Crítica/ Querida Mamãe
Conversa de intimidades entre filha e mãe
Em 1994, quando estreou no Rio Querida Mamãe, de Maria Adelaide Amaral, com Eva Wilma e Eliane Giardini, que agora ganha nova encenação, assinada por Susana Garcia e Herson Capri, com Stella Freitas e Cassia Linhares, em cena na Sala 2 do Teatro do Fashion Mall, analisava a dramaturgia da autora a partir da dramatização desta conversa entre mãe e filha. A obra teatral de Maria Adelaide trata das relações humanas sob perspectiva psicológica. Seja quando fala de contatos no trabalho (A Resistência), no casamento (Bodas de Papel) ou nos embates afetivos (De Braços Abertos), Adelaide esmiúça sentimentos através de comportamentos emocionais em diálogos enxutos. A relação atritante entre filha e mãe é perpassada em encontros sem muita coerência na passagem de tempo entre eles, e em quadros que  se repetem em circularidade dramática sem muita tensão evolutiva. E as personagens se enfraquecem por perfis extremados: a filha adquire contornos monocórdios, enquanto a mãe se desenha acentuadamente convencional. Arranhando o melodrama e se avizinhando, com prudente cuidado, do homossexualismo e de atitudes de rebeldia, explora sem muita densidade alguns dos conflitos que se interpõem em relações familiares íntimas. Por força das fraturas do texto, na encenação predomina a pulsão interpretativa das atrizes, que precisam encontrar o espectro afetivo das personagens. O casal de diretores oferece às atrizes a oportunidade de chegar à plateia através do efeito identificador, de sintonizar suas experiências ao relacionamento visto no palco.

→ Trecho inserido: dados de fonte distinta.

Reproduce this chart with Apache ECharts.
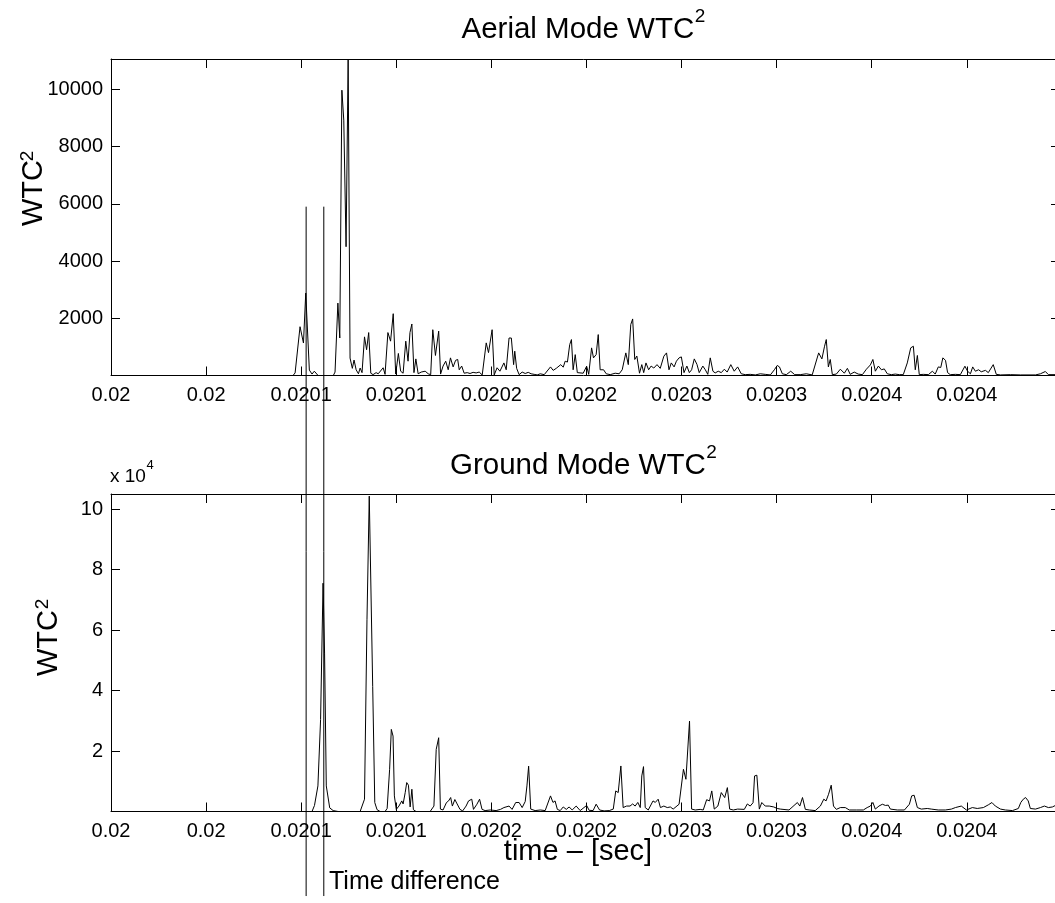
<!DOCTYPE html>
<html>
<head>
<meta charset="utf-8">
<script src="https://cdn.jsdelivr.net/npm/echarts@6/dist/echarts.min.js"></script>
<style>
html,body{margin:0;padding:0;background:#fff;}
#chart{width:1055px;height:903px;}
</style>
</head>
<body>
<div id="chart"></div>
<script>
// ---- DATA ----
const T0 = 0.02;                 // seconds, time origin of the offsets below
const US = 1e-6;                 // offsets are in microseconds
const xTickLabels = ['0.02','0.02','0.0201','0.0201','0.0202','0.0202','0.0203','0.0203','0.0204','0.0204'];
const xTickStep = 0.00005;
const aerialTicks = [2000, 4000, 6000, 8000, 10000];
const groundTickLabels = ['2','4','6','8','10'];   // x 10^4
const timeDiffMarksUs = [102.6, 111.9];            // vertical markers
const timeDiffTop = 5900;                           // marker top, aerial units
const timeDiffBottom = -18190;                      // marker bottom, aerial units (below the plots)

// [time offset in µs, WTC^2]
const aerialPoints = [
[0,0],[95.7,0],[96.8,90],[99.4,1705],[101.2,1135],[102.4,2880],[104.3,190],[105.7,50],[106.9,150],[108.9,0],
[116.9,0],[117.8,120],[119.3,2530],[120.3,1310],[121.4,9970],[122.4,8925],[123.6,4500],[124.7,11050],[125.7,610],[126.9,250],
[127.8,540],[128.9,200],[130.1,60],[131.0,260],[132.0,100],[133.3,1350],[134.4,900],[135.5,1500],[136.6,80],[137.8,30],
[139.4,100],[140.5,60],[141.5,20],[143.1,270],[144.1,40],[145.6,1500],[147.0,1200],[148.4,2160],[149.7,50],[151.1,770],
[152.3,150],[153.6,80],[155.0,1200],[156.2,500],[157.2,1500],[158.2,1800],[159.3,100],[160.3,580],[161.5,60],[163.1,120],
[165.2,150],[166.8,60],[168.1,30],[169.2,1600],[170.6,700],[172.3,1550],[173.3,50],[174.6,330],[176.0,500],[177.3,200],
[178.5,616],[179.9,300],[181.2,530],[182.3,560],[183.1,200],[184.4,330],[185.7,80],[187.3,100],[188.8,70],[190.4,110],
[192.0,90],[193.6,120],[195.2,20],[197.3,1140],[198.5,800],[200.4,1600],[201.5,20],[203.0,270],[204.5,150],[206.6,440],
[207.8,200],[209.3,1310],[210.5,1310],[211.7,380],[212.3,850],[213.3,250],[214.6,30],[216.2,120],[217.8,70],[219.4,110],
[220.9,60],[222.5,40],[224.1,20],[225.7,60],[227.8,30],[231.1,300],[232.5,180],[234.1,250],[236.5,380],[237.8,290],
[238.8,500],[240.0,470],[241.2,1080],[242.1,1256],[243.0,200],[244.1,730],[245.2,100],[246.2,50],[248.3,80],[250.1,325],
[251.2,40],[252.7,965],[253.7,616],[255.1,730],[256.2,1430],[257.2,200],[259.0,200],[260.4,60],[262.5,30],[265.1,80],
[267.2,60],[268.8,200],[270.7,790],[272.0,380],[273.3,1780],[274.3,1977],[275.4,560],[276.5,680],[277.9,80],[279.1,380],
[280.1,100],[281.3,440],[282.7,200],[284.0,330],[285.4,260],[287.1,380],[288.8,250],[290.7,675],[292.1,790],[293.4,200],
[294.6,440],[296.1,300],[297.3,500],[298.7,616],[299.9,650],[301.3,100],[302.8,330],[304.1,100],[305.3,200],[306.7,580],
[308.1,390],[309.3,100],[311.2,330],[312.5,200],[313.8,40],[315.1,616],[316.5,150],[317.7,90],[319.3,150],[320.9,100],
[322.5,220],[324.0,120],[325.9,380],[327.7,150],[329.5,300],[331.4,60],[333.5,30],[336.1,40],[338.8,20],[341.4,60],
[344.0,40],[346.7,20],[348.8,200],[350.3,350],[351.5,300],[353.0,60],[355.1,30],[357.4,150],[359.5,30],[362.4,30],
[365.6,60],[368.7,20],[372.1,790],[373.8,580],[375.2,1023],[376.1,1256],[377.2,300],[378.2,560],[379.3,30],[381.4,50],
[383.5,220],[385.6,80],[387.2,250],[388.7,40],[390.8,120],[392.9,50],[395.1,30],[397.2,220],[399.3,370],[400.6,560],
[401.9,150],[403.5,330],[405.1,200],[406.6,230],[408.2,60],[410.3,30],[412.4,50],[414.5,30],[416.6,30],[418.7,440],
[420.5,965],[421.9,1023],[422.9,200],[424.0,700],[425.0,30],[427.1,40],[429.8,30],[431.9,150],[433.4,50],[435.0,300],
[436.3,280],[437.4,616],[438.8,530],[439.9,100],[441.3,30],[444.0,40],[446.6,30],[449.0,325],[450.4,150],[451.9,60],
[453.1,300],[454.5,150],[456.2,200],[457.6,130],[459.8,180],[461.3,100],[463.9,380],[465.5,40],[467.7,20],[472.9,30],
[478.2,20],[486.1,20],[488.7,60],[491.3,140],[492.9,30],[496.6,30],[499.0,20]
];

const groundPoints = [
[0,0],[105.7,0],[107.0,2000],[108.8,8460],[110.2,30440],[111.5,75500],[112.3,52400],[113.2,8460],[115.0,1200],[116.8,300],
[119.4,0],[131.0,0],[132.0,500],[133.3,4070],[134.6,63400],[135.8,104300],[136.7,104300],[137.6,41400],[138.7,2970],[139.9,600],
[141.5,0],[144.1,0],[145.2,1000],[146.5,13960],[147.4,27150],[148.3,24950],[149.0,5160],[150.0,700],[151.4,1800],[152.9,3500],
[153.6,2500],[154.7,6260],[155.5,9560],[156.4,8700],[157.3,1500],[158.2,7360],[159.0,600],[160.4,0],[167.8,0],[168.6,500],
[169.8,1800],[171.0,20550],[172.3,24400],[173.2,800],[174.6,500],[176.4,2970],[177.5,3500],[178.6,4620],[179.5,1800],[180.8,3960],
[182.0,2500],[183.5,700],[184.9,200],[186.7,1800],[188.0,3500],[189.7,4070],[190.6,700],[192.4,2400],[193.8,4070],[195.1,700],
[196.7,300],[199.4,500],[202.5,300],[204.8,700],[206.6,1300],[209.3,1800],[210.9,700],[212.8,2970],[214.6,2970],[216.2,1300],
[217.8,3300],[218.7,8460],[219.6,15000],[220.7,800],[223.0,300],[225.7,500],[228.3,300],[231.1,5160],[232.4,3000],[233.5,3500],
[234.7,700],[236.2,300],[237.8,1500],[239.4,700],[240.9,1500],[242.5,500],[244.6,1800],[246.7,300],[250.1,2000],[251.4,400],
[253.5,300],[255.1,2420],[256.9,500],[259.3,200],[262.0,300],[264.1,800],[265.4,6800],[266.7,6260],[268.1,15060],[269.3,1300],
[271.1,1800],[272.9,1800],[274.3,2500],[275.6,1800],[277.0,3000],[278.3,1300],[279.1,11760],[280.0,14840],[280.9,1300],[282.5,500],
[285.0,3500],[286.2,3000],[287.7,4070],[288.9,1300],[290.7,1800],[292.5,1300],[294.1,1500],[295.6,800],[298.7,2400],[301.0,13960],
[302.3,10660],[304.2,29900],[305.3,800],[307.2,500],[309.8,700],[311.4,500],[313.2,3900],[314.7,3500],[315.9,6810],[317.2,800],
[319.1,1800],[320.9,6260],[322.7,4600],[324.1,7900],[325.3,800],[327.2,500],[329.5,800],[333.0,700],[334.6,2500],[336.1,1800],
[337.6,2900],[338.4,11760],[339.6,12000],[340.9,800],[342.2,2970],[344.0,1800],[346.1,1800],[348.5,1500],[350.3,1000],[351.9,800],
[356.5,500],[360.9,2970],[362.2,1800],[363.6,4620],[365.1,700],[367.2,500],[370.3,300],[373.0,1800],[374.8,4070],[376.0,3500],
[377.3,5700],[378.7,8700],[379.9,1800],[381.4,700],[383.5,1300],[386.1,1300],[388.2,500],[391.9,500],[395.6,500],[397.6,1300],
[399.3,1800],[400.6,3000],[401.9,800],[403.8,1800],[405.6,2400],[407.2,2000],[408.7,2100],[409.8,800],[413.5,500],[417.2,500],
[419.8,2400],[421.0,5160],[422.3,5380],[424.0,1300],[426.1,800],[429.2,1000],[431.3,800],[435.0,500],[438.7,500],[441.9,800],
[444.0,1300],[447.1,1800],[449.8,500],[452.9,1300],[455.5,1000],[458.7,1300],[461.3,2200],[463.2,2970],[465.0,1800],[467.7,800],
[470.3,500],[474.0,300],[477.1,1000],[478.4,3000],[479.7,4070],[480.9,4620],[482.3,3500],[483.4,1000],[486.1,800],[488.7,1300],
[490.8,1800],[492.9,1300],[495.0,1500],[496.6,2000],[499.0,1000]
];

// ---- CHART ----
const FONT = '"Liberation Sans", Arial, Helvetica, sans-serif';
const xMin = 0.02, xMax = 0.020499;
const toSec = p => [T0 + p[0] * US, p[1]];

function xAxisCfg(grid, pos) {
  return {
    type: 'value', gridIndex: grid, position: pos, min: xMin, max: xMax, interval: xTickStep,
    axisLine: { show: true, onZero: false, lineStyle: { color: '#000', width: 1 } },
    axisTick: { show: true, inside: true, length: 9, lineStyle: { color: '#000' } },
    splitLine: { show: false },
    axisLabel: {
      show: pos === 'bottom', color: '#000', fontFamily: FONT, fontSize: 20, margin: 10,
      formatter: v => { const i = Math.round((v - T0) / xTickStep); return xTickLabels[i] || ''; }
    }
  };
}
function yAxisCfg(grid, pos, max, interval, fmt) {
  return {
    type: 'value', gridIndex: grid, position: pos, min: 0, max: max, interval: interval,
    axisLine: { show: pos === 'left', onZero: false, lineStyle: { color: '#000', width: 1 } },
    axisTick: { show: true, inside: true, length: 9, lineStyle: { color: '#000' } },
    splitLine: { show: false },
    axisLabel: { show: pos === 'left', color: '#000', fontFamily: FONT, fontSize: 20, margin: 8, formatter: fmt }
  };
}

const aerialMax = 11060, groundMax = 105000;
const aerialFmt = v => aerialTicks.indexOf(v) >= 0 ? String(v) : '';
const groundFmt = v => { const i = Math.round(v / 20000) - 1; return (i >= 0 && v > 0) ? (groundTickLabels[i] || '') : ''; };

const measureCtx = document.createElement('canvas').getContext('2d');
function textWidth(text, size) { measureCtx.font = size + 'px ' + FONT; return measureCtx.measureText(text).width; }

function txt(x, y, text, size, align, rotation) {
  const el = {
    type: 'text', x: x, y: y, silent: true,
    style: { text: text, font: size + 'px ' + FONT, fill: '#000', textVerticalAlign: 'middle', textAlign: align || 'left' }
  };
  if (rotation !== undefined) el.rotation = rotation;
  return el;
}
// horizontal label with a superscript following the main text
function supLabel(x, y, main, sup, size, supSize, supY) {
  const w = textWidth(main, size);
  return [txt(x, y, main, size), txt(x + w + 0.5, supY, sup, supSize)];
}

const option = {
  animation: false,
  backgroundColor: '#fff',
  grid: [
    { left: 111, top: 59, width: 949, height: 316.5, outerBoundsMode: 'none', containLabel: false },
    { left: 111, top: 494, width: 949, height: 317.5, outerBoundsMode: 'none', containLabel: false }
  ],
  xAxis: [ xAxisCfg(0, 'bottom'), xAxisCfg(0, 'top'), xAxisCfg(1, 'bottom'), xAxisCfg(1, 'top') ],
  yAxis: [
    yAxisCfg(0, 'left', aerialMax, 2000, aerialFmt), yAxisCfg(0, 'right', aerialMax, 2000, aerialFmt),
    yAxisCfg(1, 'left', groundMax, 20000, groundFmt), yAxisCfg(1, 'right', groundMax, 20000, groundFmt)
  ],
  series: [
    { type: 'line', xAxisIndex: 0, yAxisIndex: 0, data: aerialPoints.map(toSec), showSymbol: false,
      lineStyle: { color: '#000', width: 1 }, silent: true },
    { type: 'line', xAxisIndex: 2, yAxisIndex: 2, data: groundPoints.map(toSec), showSymbol: false,
      lineStyle: { color: '#000', width: 1 }, silent: true }
  ].concat(timeDiffMarksUs.map(t => ({
      type: 'line', xAxisIndex: 0, yAxisIndex: 0, clip: false, showSymbol: false, silent: true, z: 5,
      data: [[T0 + t * US, timeDiffTop], [T0 + t * US, timeDiffBottom]],
      lineStyle: { color: '#000', width: 1 }
  }))),
  graphic: [].concat(
    supLabel(461.5, 30, 'Aerial Mode WTC', '2', 29.5, 19, 17),
    supLabel(450, 466, 'Ground Mode WTC', '2', 29.5, 19, 453),
    [
      txt(34, 193, 'WTC', 29, 'center', Math.PI / 2),
      txt(28, 156, '2', 19, 'center', Math.PI / 2),
      txt(49, 643, 'WTC', 29, 'center', Math.PI / 2),
      txt(43, 604, '2', 19, 'center', Math.PI / 2)
    ],
    supLabel(110, 477, 'x 10', '4', 19, 13, 465),
    [
      txt(578, 852, 'time \u2013 [sec]', 29, 'center'),
      txt(329, 882, 'Time difference', 25)
    ]
  )
};

const chart = echarts.init(document.getElementById('chart'), null, { renderer: 'canvas' });
chart.setOption(option);
</script>
</body>
</html>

Para tanto, é construído cenário simples, mas elegante de Natalia Lana, mudanças de cena com sensível luz de Paulo Cesar Medeiros e trilha de Alexandre Elias. Tudo funcionando com fluência e com alguma comunicabilidade. Cassia Linhares e Stella Freitas tentam imprimir doses de veracidade à filha e à mãe. Cassia não ultrapassa os limites e a linearidade da filha resmungona. Stella numa composção física de uma senhora tradicionalista colore um pouco mais o arco vivencial da mãe.